News, Insights & Events
You Say Independent Contractor; Virginia Says Employee
May 11, 2020
Michael T. Marr
Sands Anderson PC
Virginia
Effective July 1, 2020, Virginia will expand its reach into the employee versus independent contractor misclassification issue. Previously, Virginia had focused its efforts on the construction trade, where the Commonwealth believed most misclassifications occurred and workers were most vulnerable. With this new law in place, the cost to business owners of getting the classification of their workers wrong has grown exponentially and has unfortunately become potentially, financially catastrophic. See Va. Code §§ 40.1-28.7:7
Virginia has adopted a full-throttled, pro-employee, anti-employer approach that is more in line with the liberal employment policies of California and New York and the previous Obama administration. If Virginia was once regarded as a business-friendly state, this new law says otherwise, and that with emphasis. This new law greatly enhances the litigation risk business owners engaged in Virginia commerce will face.
The law contains two key elements that represent a real sea change in Virginia’s labor and employment law. First, the law establishes a presumption that a worker is an employee, not an independent contractor. In other words, Virginia law will now deem a worker to be an employee until proven otherwise by the business owner. That presumptive status of the worker as an employee can only be rebutted if the business owner can prove that the worker meets the Internal Revenue Service’s test for an independent contractor. Please see https://www.irs.gov/newsroom/understanding-employee-vs-contractor-designation and the IRS SS-8 form for guidance.
The IRS test is complicated and anything but a bright-line rule. The only easy answer, and quite frankly the one Virginia is apparently compelling business owners to make, is every worker is an employee; there are no independent contractors unless it is unmistakably, inarguably, and unambiguously obvious that the worker is an independent contractor.
The more complex the misclassification test, the more case-by-case determination required to satisfy that test, the greater the expense will be to make the correct determination at the beginning of the employment relationship—bearing in mind, of course, this law presumes your initial classification of a worker as an independent contractor is wrong.

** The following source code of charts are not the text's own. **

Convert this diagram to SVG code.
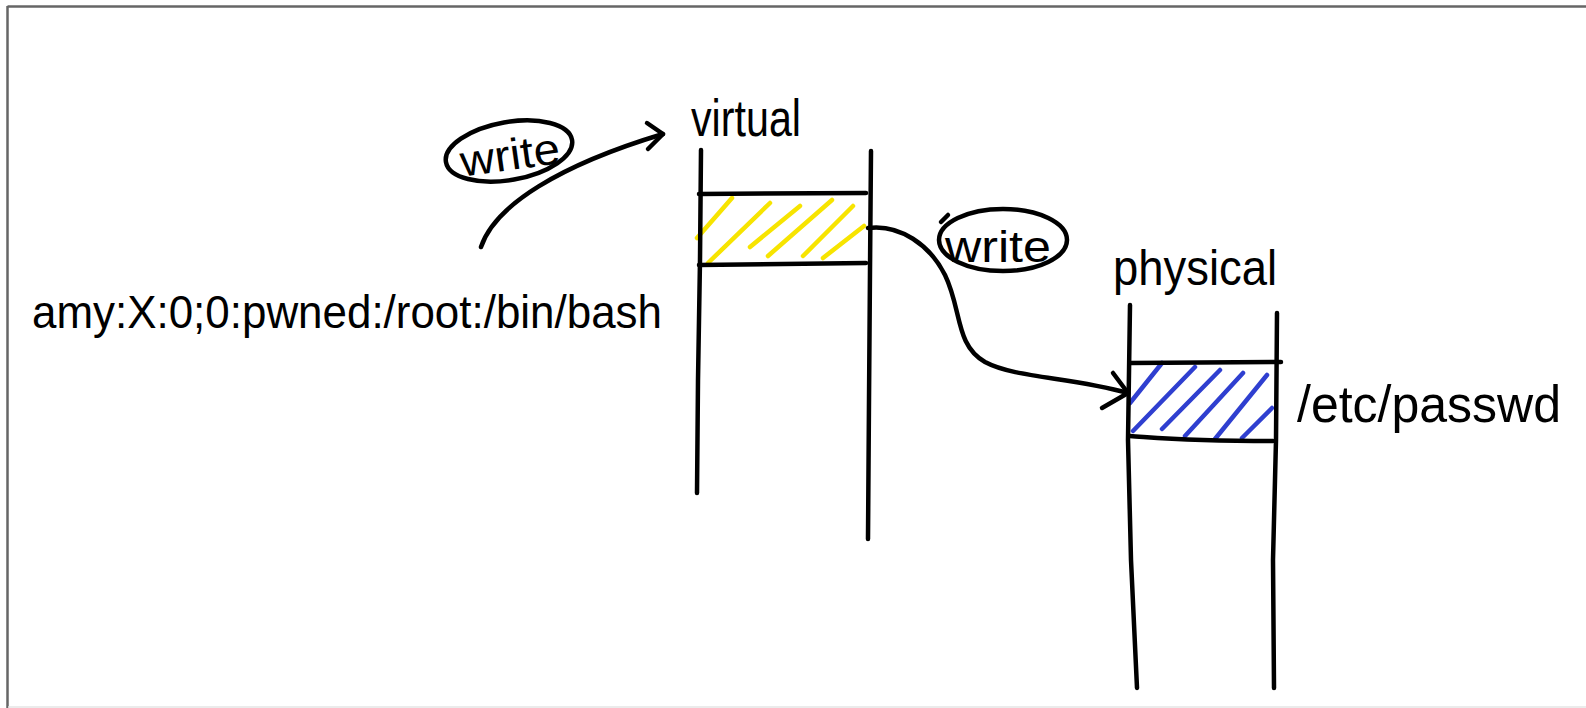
<svg xmlns="http://www.w3.org/2000/svg" width="1586" height="708" viewBox="0 0 1586 708">
<defs>
<style>
.ink{fill:none;stroke:#000;stroke-width:4.5;stroke-linecap:round;stroke-linejoin:round}
.hy{fill:none;stroke:#f7e400;stroke-width:4.5;stroke-linecap:round}
.hb{fill:none;stroke:#2f3fd0;stroke-width:4.5;stroke-linecap:round}
.t{font-family:"Liberation Sans",Arial,sans-serif;fill:#000}
</style>
</defs>
<rect width="1586" height="708" fill="#fff"/>
<g id="frame">
<line x1="7.5" y1="6.5" x2="1586" y2="6.5" stroke="#666" stroke-width="2.5"/>
<line x1="7.5" y1="6" x2="7.5" y2="708" stroke="#666" stroke-width="2.5"/>
<line x1="8" y1="707" x2="1586" y2="707" stroke="#e4e4e4" stroke-width="1.5"/>
</g>
<g id="payload">
<text class="t" x="32" y="328" font-size="47" textLength="630" lengthAdjust="spacingAndGlyphs">amy:X:0;0:pwned:/root:/bin/bash</text>
</g>
<g id="write-label-1">
<ellipse class="ink" cx="509" cy="151" rx="64" ry="29" transform="rotate(-10 509 151)"/>
<text class="t" x="460" y="170" font-size="44" textLength="100" lengthAdjust="spacingAndGlyphs" transform="rotate(-8 510 155)">write</text>
</g>
<g id="virtual">
<text class="t" x="691" y="136" font-size="52" textLength="110" lengthAdjust="spacingAndGlyphs">virtual</text>
<path class="hy" d="M697,238 L732,198 M708,263 L770,203 M750,247 L800,206 M768,256 L832,200 M803,256 L853,206 M823,258 L864,226"/>
<path class="ink" d="M701,150 L700,260 L698,380 L697,493"/>
<path class="ink" d="M871,151 L870,270 L869,400 L868,539"/>
<path class="ink" d="M699,194 L866,193"/>
<path class="ink" d="M699,265 L866,263"/>
</g>
<g id="write-label-2">
<ellipse class="ink" cx="1003" cy="240" rx="64" ry="31"/>
<path class="ink" d="M941,222 L948,215"/>
<text class="t" x="945" y="262" font-size="44" textLength="106" lengthAdjust="spacingAndGlyphs">write</text>
</g>
<g id="physical">
<text class="t" x="1113" y="285" font-size="50" textLength="164" lengthAdjust="spacingAndGlyphs">physical</text>
<path class="hb" d="M1130,403 L1162,363 M1133,431 L1195,367 M1162,429 L1220,370 M1185,436 L1243,373 M1215,439 L1267,375 M1242,438 L1272,408"/>
<path class="ink" d="M1130,305 L1128,440 L1131,560 L1137,688"/>
<path class="ink" d="M1277,313 L1276,440 L1273,560 L1274,688"/>
<path class="ink" d="M1130,363 L1281,362"/>
<path class="ink" d="M1130,436 C1160,438 1185,441 1273,441"/>
<text class="t" x="1297" y="422" font-size="52" textLength="264" lengthAdjust="spacingAndGlyphs">/etc/passwd</text>
</g>
<g id="connectors">
<path class="ink" d="M481,247 C495,205 560,165 663,134"/>
<path class="ink" d="M647,123 L663,134 L648,149"/>
<path class="ink" d="M868,228 C900,224 930,245 945,275 C962,310 955,345 985,362 C1015,378 1070,377 1128,393"/>
<path class="ink" d="M1113,373 L1128,393 L1102,408"/>
</g>
</svg>
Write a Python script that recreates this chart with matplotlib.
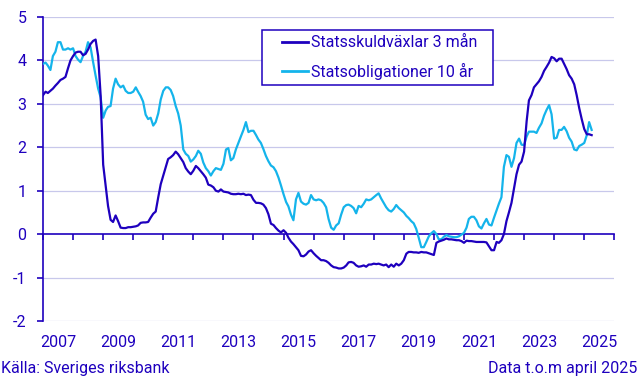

The legal expenses required to prove that the worker is not an employee are difficult to quantify but, whatever they may be, these expenses will fall squarely upon the business owner.
Please note that the business owner’s good faith and due diligence in making the right call are not available defenses under the statute as it is written. Rather, the issue framed by the statute is simple: Can the business owner prove the employee is an independent contractor based upon a multitude of IRS factors directed towards financial control, behavioral control, and the relationship between the parties? The resolution of that issue, however, is complex and uncertain, which leads to the second key element of the statute.
The new Virginia law expressly creates—for the first time—a private right of action for the worker. The new statute openly invites workers, and their labor and employment lawyers, to test a business owner’s classification determination before seven jurors, in a jury trial, in a Virginia circuit court, with no automatic right to appeal to the Virginia Supreme Court.
This private right of action expressly authorizes the worker-presumed employee to sue the employer directly for a violation of this misclassification statute and then to recover from the employer (if the employer cannot rebut the employee presumption) the full amount of any (i) wages, (ii) salary, (iii) employment benefits, including expenses incurred by the employee that would otherwise have been covered by insurance, or (iv) other compensation lost to the individual.
This statute also authorizes the court to award the employee’s reasonable attorney’s fees and the costs to file and prosecute the lawsuit, if successful. In other words, the statute allows the employee to shift the entire cost of the misclassification litigation onto the employer—that is, not only the employee’s but also the employer’s attorney’s fees if the employer/business owner is found to have misclassified the worker as an independent contractor.
Note that this civil lawsuit by the plaintiff-employee against the defendant-business owner is in addition to any sanction or penalty the Virginia state government or the U.S. federal government might impose for a misclassification.
In a separate, but related law, which will take effect in January 1, 2021, Virginia may impose the following penalties (see Va. Code § 58.1-1901):
- First misclassification offense: Up to $1,000 per individual worker.
- Second misclassification offense: Up to $2500 per individual worker.
- Third and following offenses: Up to $5000 per individual worker.
Note also that the business owner’s woes are still not over. In yet another new and related law, a business owner may not retaliate against a worker who reports a potential misclassification issue or who prompts a state investigation. Such an alleged retaliation will result in an administrative action against the business owner before the Virginia Department of Labor & Industry. see Va. Code § 58.1-1901
Make no mistake this new misclassification law, and its companion laws, are intended to be both punitive and redistributive. The plaintiff’s bar now has a state-sanctioned hunting license with the law stacked in their client’s favor in four ways: (i) the presumption their client is an employee, (ii) the burden imposed not on their client, but on the defendant business owner, to prove the client is not an employee with a very complicated, juror unfriendly test, (iii) the right to a jury trial with very limited abilities for the business owner to appeal; and (iv) the ability to have the business owner pay their fees and costs. This new risk cannot be overstated. It is a real sea change in the way business owners will employ workers in Virginia from here on out.